*The problem*: Repeat the entries below exactly as they appear, with no pictures.

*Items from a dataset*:
+++

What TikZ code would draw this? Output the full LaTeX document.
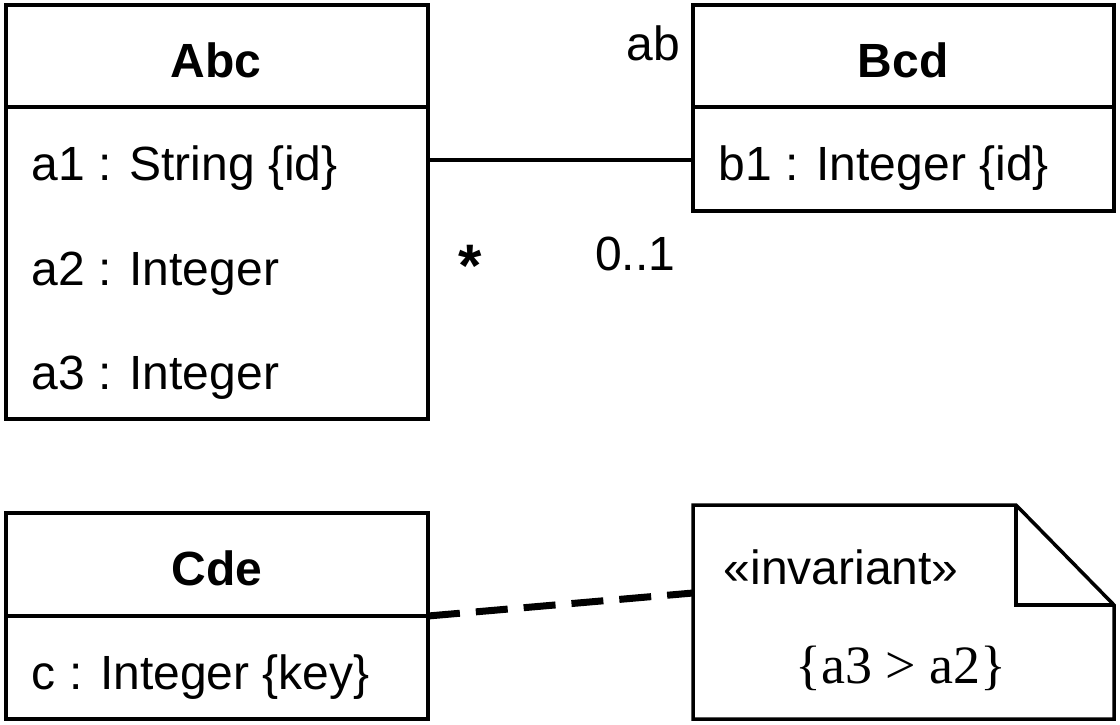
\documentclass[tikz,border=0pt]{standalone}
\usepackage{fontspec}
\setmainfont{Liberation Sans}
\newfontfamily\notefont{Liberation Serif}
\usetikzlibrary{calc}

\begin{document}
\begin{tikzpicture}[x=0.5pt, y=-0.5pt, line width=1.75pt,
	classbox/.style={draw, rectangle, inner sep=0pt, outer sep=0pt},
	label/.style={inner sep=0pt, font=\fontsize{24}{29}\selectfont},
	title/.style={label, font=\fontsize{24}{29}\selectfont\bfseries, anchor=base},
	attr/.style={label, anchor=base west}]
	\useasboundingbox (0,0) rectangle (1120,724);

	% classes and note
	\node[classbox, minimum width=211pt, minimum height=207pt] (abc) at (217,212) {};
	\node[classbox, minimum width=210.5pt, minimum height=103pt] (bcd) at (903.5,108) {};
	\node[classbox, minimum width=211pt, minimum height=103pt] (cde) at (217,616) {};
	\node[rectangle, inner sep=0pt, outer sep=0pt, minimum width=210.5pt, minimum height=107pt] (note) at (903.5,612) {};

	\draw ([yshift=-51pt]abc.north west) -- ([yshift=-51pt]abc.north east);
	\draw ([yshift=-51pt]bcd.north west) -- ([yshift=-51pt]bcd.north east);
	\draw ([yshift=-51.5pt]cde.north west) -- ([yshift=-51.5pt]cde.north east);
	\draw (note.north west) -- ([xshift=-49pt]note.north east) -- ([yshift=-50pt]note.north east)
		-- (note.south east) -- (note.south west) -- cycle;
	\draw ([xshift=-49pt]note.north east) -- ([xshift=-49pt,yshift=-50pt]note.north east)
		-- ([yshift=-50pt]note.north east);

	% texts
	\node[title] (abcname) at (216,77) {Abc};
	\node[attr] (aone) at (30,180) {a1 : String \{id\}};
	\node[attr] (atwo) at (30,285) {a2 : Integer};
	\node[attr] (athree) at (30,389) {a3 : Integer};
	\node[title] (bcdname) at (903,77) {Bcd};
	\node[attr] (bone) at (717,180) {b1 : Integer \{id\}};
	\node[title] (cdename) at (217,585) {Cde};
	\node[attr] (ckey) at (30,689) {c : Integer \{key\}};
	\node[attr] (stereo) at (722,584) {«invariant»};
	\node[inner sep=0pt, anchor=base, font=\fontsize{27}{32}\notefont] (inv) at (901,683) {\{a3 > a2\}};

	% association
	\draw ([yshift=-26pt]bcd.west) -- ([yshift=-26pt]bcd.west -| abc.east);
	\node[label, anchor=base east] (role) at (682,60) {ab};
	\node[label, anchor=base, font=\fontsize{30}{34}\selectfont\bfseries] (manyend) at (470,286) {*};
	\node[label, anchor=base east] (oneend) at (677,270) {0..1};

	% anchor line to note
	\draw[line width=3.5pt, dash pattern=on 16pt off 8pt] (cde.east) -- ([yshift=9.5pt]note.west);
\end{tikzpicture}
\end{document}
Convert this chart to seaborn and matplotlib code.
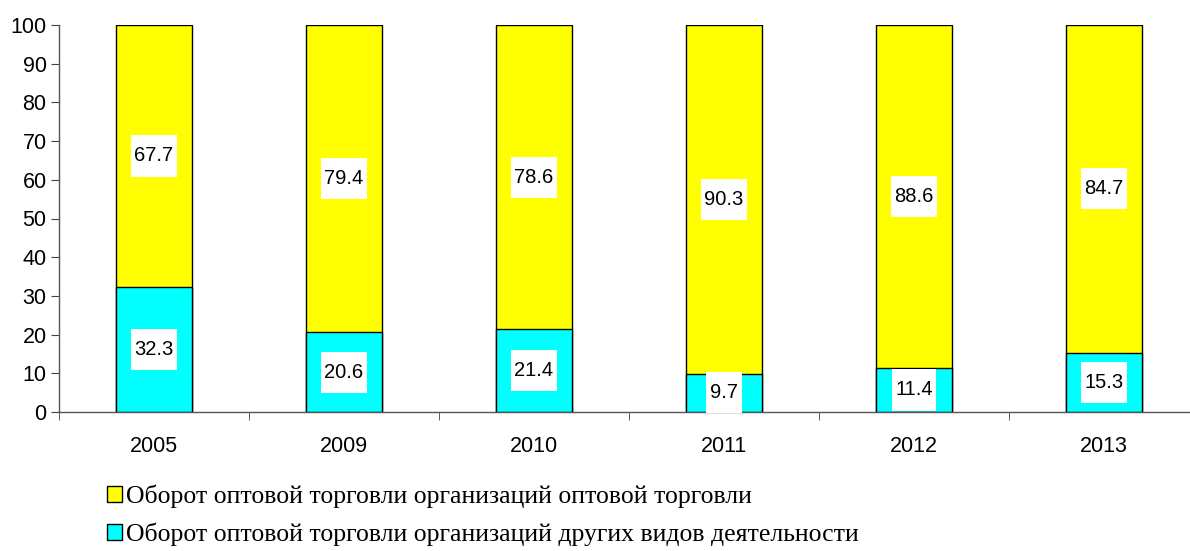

+++

*Answer*:
What TikZ code would draw this? Output the full LaTeX document.
\documentclass[tikz,border=0pt]{standalone}
\usepackage{fontspec}
\setmainfont{Liberation Sans}
\newfontfamily\notefont{Liberation Serif}
\usetikzlibrary{calc}

\begin{document}
\begin{tikzpicture}[x=0.5pt, y=-0.5pt, line width=1.75pt,
	classbox/.style={draw, rectangle, inner sep=0pt, outer sep=0pt},
	label/.style={inner sep=0pt, font=\fontsize{24}{29}\selectfont},
	title/.style={label, font=\fontsize{24}{29}\selectfont\bfseries, anchor=base},
	attr/.style={label, anchor=base west}]
	\useasboundingbox (0,0) rectangle (1120,724);

	% classes and note
	\node[classbox, minimum width=211pt, minimum height=207pt] (abc) at (217,212) {};
	\node[classbox, minimum width=210.5pt, minimum height=103pt] (bcd) at (903.5,108) {};
	\node[classbox, minimum width=211pt, minimum height=103pt] (cde) at (217,616) {};
	\node[rectangle, inner sep=0pt, outer sep=0pt, minimum width=210.5pt, minimum height=107pt] (note) at (903.5,612) {};

	\draw ([yshift=-51pt]abc.north west) -- ([yshift=-51pt]abc.north east);
	\draw ([yshift=-51pt]bcd.north west) -- ([yshift=-51pt]bcd.north east);
	\draw ([yshift=-51.5pt]cde.north west) -- ([yshift=-51.5pt]cde.north east);
	\draw (note.north west) -- ([xshift=-49pt]note.north east) -- ([yshift=-50pt]note.north east)
		-- (note.south east) -- (note.south west) -- cycle;
	\draw ([xshift=-49pt]note.north east) -- ([xshift=-49pt,yshift=-50pt]note.north east)
		-- ([yshift=-50pt]note.north east);

	% texts
	\node[title] (abcname) at (216,77) {Abc};
	\node[attr] (aone) at (30,180) {a1 : String \{id\}};
	\node[attr] (atwo) at (30,285) {a2 : Integer};
	\node[attr] (athree) at (30,389) {a3 : Integer};
	\node[title] (bcdname) at (903,77) {Bcd};
	\node[attr] (bone) at (717,180) {b1 : Integer \{id\}};
	\node[title] (cdename) at (217,585) {Cde};
	\node[attr] (ckey) at (30,689) {c : Integer \{key\}};
	\node[attr] (stereo) at (722,584) {«invariant»};
	\node[inner sep=0pt, anchor=base, font=\fontsize{27}{32}\notefont] (inv) at (901,683) {\{a3 > a2\}};

	% association
	\draw ([yshift=-26pt]bcd.west) -- ([yshift=-26pt]bcd.west -| abc.east);
	\node[label, anchor=base east] (role) at (682,60) {ab};
	\node[label, anchor=base, font=\fontsize{30}{34}\selectfont\bfseries] (manyend) at (470,286) {*};
	\node[label, anchor=base east] (oneend) at (677,270) {0..1};

	% anchor line to note
	\draw[line width=3.5pt, dash pattern=on 16pt off 8pt] (cde.east) -- ([yshift=9.5pt]note.west);
\end{tikzpicture}
\end{document}
Convert this chart to seaborn and matplotlib code.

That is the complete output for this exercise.